Следующую часть можно целиком пропустить.  Чагина вроде бы посылают в Лондон выкрасть тот знаменитый Синайский кодекс.  Следуют девяносто страниц неувлекательного полудетектива: Британский музей, его реорганизация, овладение английским языком; немыслимые прогрессивные британские студенты, знающие «Песню о Гайавате» (Лонгфелло давным-давно никто нигде не читает, кроме как изредка в России в переводе Бунина), провал авантюры и успешный побег героя.  Ничего этого не было: детектив сочинил полубезумный Николай Иванович.

Третью часть рассказывает некто Эдуард Борисович Григоренко (псевдоним — Эдвард Григ).  Он уговорил Чагина выступать с ним в эстрадном номере, основанном на запоминании.  Номер имел оглушительный успех, благодаря чему заметили и Григоренко, а был он, оказывается, великим артистом.  Теперь он оценен и пробился на большую сцену.  Сам Чагин учится забывать, но почти без успеха.  Нам объясняют, что забывать так же важно, как и запоминать, и с этим тезисом трудно не согласиться.

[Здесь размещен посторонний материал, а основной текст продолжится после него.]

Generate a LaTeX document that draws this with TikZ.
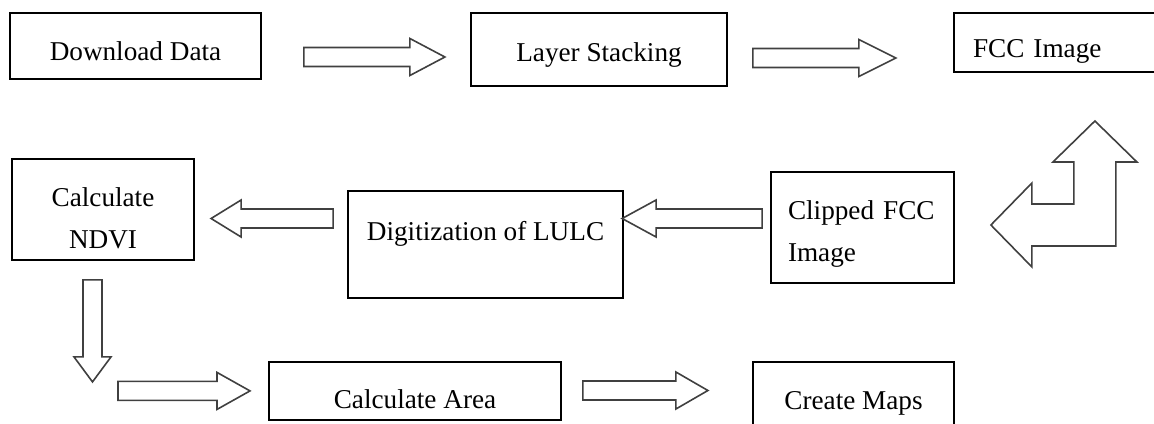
\documentclass[tikz,border=0pt]{standalone}
\usepackage{fontspec}
\setmainfont{Liberation Serif}
\usetikzlibrary{calc}

\tikzset{
  taskbox/.style={draw=black, line width=0.9pt, inner sep=0pt, fill=white,
    font=\fontsize{13.6}{21}\selectfont},
  arrowline/.style={draw=black!75, line width=0.8pt, fill=white, line join=miter},
  pics/fatarrow/.style n args={2}{code={
    \draw[arrowline] (0,-9.5) -- ({#1-#2},-9.5) -- ({#1-#2},-18.5) -- (#1,0)
      -- ({#1-#2},18.5) -- ({#1-#2},9.5) -- (0,9.5) -- cycle;
  }}
}

\begin{document}
\begin{tikzpicture}[x=0.5pt, y=-0.5pt]
  \useasboundingbox (0,0) rectangle (1154,423);
  \clip (0,0) rectangle (1154,423);

  % --- Top row ---
  \node[taskbox, minimum width=125.5pt, minimum height=33pt, text height=14pt, text depth=0pt]
    (download) at (135.5,46) {Download Data};
  \node[taskbox, minimum width=128pt, minimum height=36.5pt, text height=11.5pt, text depth=0pt]
    (layer) at (599,49.5) {Layer Stacking};
  \node[taskbox, minimum width=103pt, minimum height=29.5pt, text height=14.5pt, text depth=0pt,
    text width=84pt, align=left, inner xsep=9.5pt]
    (fcc) at (1057,42.5) {FCC Image};

  % --- Middle row ---
  \node[taskbox, minimum width=91pt, minimum height=50.5pt, align=center]
    (ndvi) at (103,209.5) {\rule{0pt}{18.5pt}Calculate\\NDVI};
  \node[taskbox, minimum width=137.5pt, minimum height=53.5pt, text height=4pt, text depth=8.5pt]
    (digit) at (485.5,244.5) {Digitization of LULC};
  \node[taskbox, minimum width=91.5pt, minimum height=55.5pt, text width=74.5pt,
    align=left, inner xsep=8.5pt]
    (clipped) at (862.5,227.5) {\rule{0pt}{15.5pt}Clipped FCC\\Image};

  % --- Bottom row ---
  \node[taskbox, minimum width=146pt, minimum height=29pt, text height=17pt, text depth=0pt]
    (area) at (415,391) {Calculate Area};
  \node[taskbox, minimum width=100.5pt, minimum height=34pt, text height=13pt, text depth=0pt]
    (maps) at (853.5,396) {Create Maps};

  % Block arrows
  \path ($(download.east)+(42,11)$) pic {fatarrow={141}{35}};
  \path ($(layer.east)+(25,8.5)$) pic {fatarrow={143}{37}};
  \path ($(digit.west)+(-14,-26)$) pic[rotate=180] {fatarrow={122}{30}};
  \path ($(clipped.west)+(-8,-9)$) pic[rotate=180] {fatarrow={140}{34}};
  \path ($(ndvi.south)+(-10.5,19)$) pic[rotate=-90] {fatarrow={102}{25}};
  \path ($(ndvi.south)+(15,130)$) pic {fatarrow={132}{33}};
  \path ($(area.east)+(21,-0.5)$) pic {fatarrow={125}{32}};

  % Bent arrow: FCC Image -> Clipped FCC Image
  \begin{scope}[shift={(clipped.east)}]
    \draw[arrowline] (140,-106.5) -- (182,-65.5) -- (161,-65.5) -- (161,18.5)
      -- (77,18.5) -- (77,39.5) -- (36,-2.5) -- (77,-44.5) -- (77,-23.5)
      -- (119,-23.5) -- (119,-65.5) -- (98,-65.5) -- cycle;
  \end{scope}
\end{tikzpicture}
\end{document}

Театральная карьера Чагина и все события этой карьеры (особенно вставная новелла о неотличимых сестрах-близнецах — такой свежий сюжет!) представляли бы интерес, если бы Чагин был реальным лицом и мы бы читали его биографию.  Но так как речь идет о вымышленном персонаже, то эти эпизоды избыточны.  Действительно, Чагин мог оказаться в Англии или стать актером или даже слетать в космос.  А мог бы расшифровать пиктские надписи.  Перед нами не сюжет, а калейдоскоп, анализа не заслуживающий.

Чагина приглашают в архив заниматься недавно обнаруженными письмами Шлимана (!), то есть мы застаем героя там, где встретились с ним вначале.  В эпилоге соединяются очень старые Чагин и Вера (сентиментально скорее, чем трогательно), а параллельно идет роман в письмах (электронных) всплывшей из небытия Ники и Павла.  И Вера, и Чагин умирают, но о смерти Чагина мы знали уже на первой странице романа, а Ника  и Павел как бы оживают.  О прошлом разрыве ни слова.

В одном из писем, перечитав свою фразу, Павел пишет: «… первоклассный, в общем-то, китч.  И я ее [фразу], знаешь, оставлю.  У китча есть одно преимущество: он передает силу чувства, а хороший стиль с этим не справляется» (сс. 329-30).  Водолазкин — многоопытный доктор филологических наук, и не может быть, чтобы он верил в подобный вздор.  Я досадую, что он так верно охарактеризовал свой роман (или хотя бы одну его часть), потому что именно слово китч хотел я приложить к «Чагину» в целом.  Я всё ждал, когда, наконец, увижу: «Ника, ясочка моя», — но попалось только: «Девочка моя» и «Ника, радость моя».

Такова вершина современной российской словесности.